My Moment of Clarity
I had a situation, and I vaguely remember the time of year, maybe September or October. I looked at my Wells Fargo account where it just sums up all your accounts, and the number was $305,000. So my business accounts, my personal accounts, and my liquid cash added up to over $300,000. And four months later, in January or February, I remember that number being $27,000.
I don't have a real documentation of what happened in between. Obviously business was slow and it was that time of year. I didn't have a separate business buffer account or anything like that, but I just remember that being a weird feeling. I didn't know what happened to $280,000 dollars. I really don't know what happened to it. It was a good/bad thing, because we were growing. I was investing in different things and trying a bunch of things and seeing what would stick.
That's part of the benefit of when I talk about the marketing pillars, that these are the four things you need to do, I mean it. Don't do anything else because I've tried it and I've wasted money on it.
The 90 Day Cash Flow Forecast
The 90 Day Cash Flow Forecast, I don't want you to over complicate this. But I've got a simple spreadsheet that you can use. I want you to make an appointment with yourself every Thursday at 9am. That's what I started doing once I had this moment of clarity where I've lost $280,000. Now every Thursday at 9am I make an appointment to do the Cash Flow Forecast with myself.
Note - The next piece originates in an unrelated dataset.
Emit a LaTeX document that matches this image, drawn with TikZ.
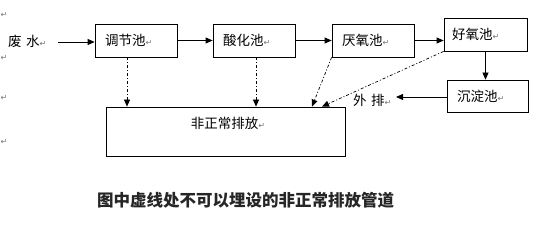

The tool that I use now does it automatically, and my consulting clients use it as well. But you have to do this on a regular basis.
Let me show you the tool if I can pull it up here real quick. So you're tracking your Business Cash Position as of a certain date. These are the three months that you're looking at, so now we would put the date in here, and we would be looking at the next three months. So it's always the current month, then month +1 and month +2. And you can change some of the details here. Maybe you have a different bank or multiple sources of business cash.
It will add up your current cash position. Your projected cash inflows is where you'll do the best you can to calculate all of the closing you have that are already on the books. Add up the cash you have coming in from those closings. So you may be paying agents on those closings where you'll want to take the agent payments out of this analysis. This is cash to you. So if you have $100,000 gross but you're paying out $50,000, the number you put in here is $50,000. It will take your net cash inflow.
Next are your operating expenses that you estimate for the month that you're in. Say you operate at $12,000 per month, but we're already a week in, maybe you'll put -$9,000. These are always negative numbers.
So it takes our current cash plus the total closings over the next 90 days, minus the total upcoming expenses. It says at the end of three months how much you'll have in cash. So you know if the cash coming in has the ability to support the cash going out. You'll know your projected net cash for the end of 3 months, 2 months, and the current month.
Once you get this set up once, it's not going to take you a long time to do. You'll get the hang of it. But it will be ingrained in you that you need to look at your cash flow 90 days out all the time.